NOTE: Want to create your own certification program? This is Part 1 of 2. The second article addressing this topic was printed in the 2017 Winter Edition of Certification Magazine.

Are you ready to create your own certification program?

If you are looking to create a global, world-class IT certification program, or if you'd just like to know what goes into such an endeavor, then please consider this article a roadmap for your journey from great idea to declaring continuous success! Some readers may also be faced with taking an existing program to the next level, and these same steps can be used to achieve that as well. We'll also cover some specifics for folks who are merely adding to or enhancing, rather than starting from scratch.

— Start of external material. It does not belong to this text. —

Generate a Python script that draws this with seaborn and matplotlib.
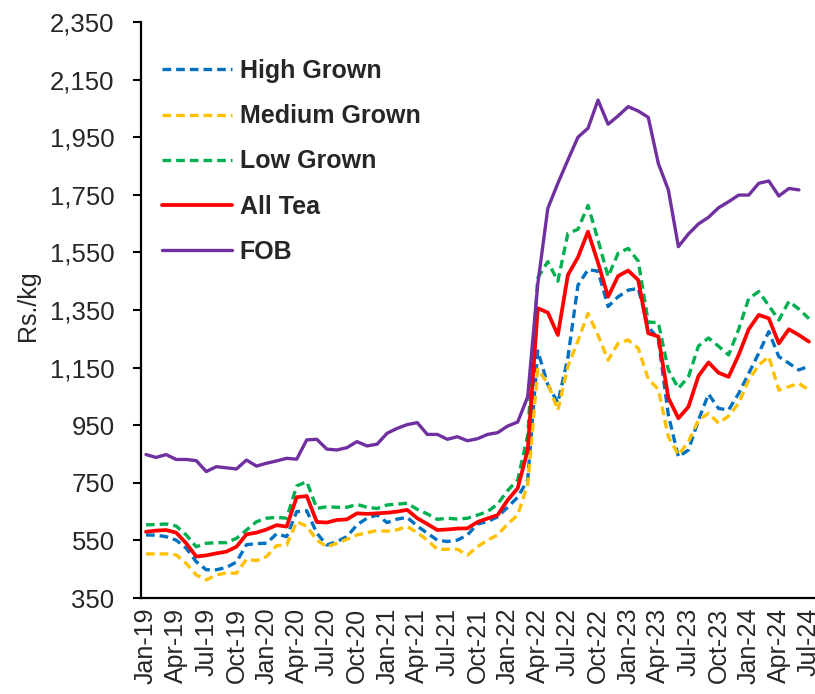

When corporate leaders or the members of an industry organization board decide it is time to create a certification program, there needs to be some education involved, both for the person who has been tapped to lead the effort, and for the leaders who have come up with initiative.

In order to educate leaders, some upfront questions need to be asked of these stakeholders, since the starting point and the number one action item on your to-do list is to have an agreed set of goals.

Setting goals for your program

The first thing to ask is what are the goals of the program? It sounds like a simple question, doesn't it? Answers that let you move ahead with the process β€” the aims of a stable and flourishing program that you must guide your supervisors toward β€” are as follows:

  • Validate skills and knowledge.
  • Raise the visibility of the company or industry body.
  • Raise the technical competencies of customers, partners, employees, or membership.
  • Create lifelong loyalty among a new corps of advocates for your company, organization or program.
  • Be recognized as the industry leader in certification.
  • Reduce demand into your customer services organization.
  • Create a greater talent pool of expertise.

Once these goals are in place, you must figure out how to achieve them, as well as determine the measurements you'll need to declare success. Without a doubt, establishing parameters of success is a very, very important factor.

For example, what happens if you have a CEO or board chair who expects thousands, if not tens of thousands, of new certified people in the first year of the program? And after an audience analysis, you realize that the likely reality is far different?

Once you come up with a realistic number β€” realism should be a key feature of all your ambitions β€” then you need to get sign-off. You may believe you can claim success simply by exceeding numbers for other similar first-year programs, but if that metric was not established up front, then you risk creating a perception of failure.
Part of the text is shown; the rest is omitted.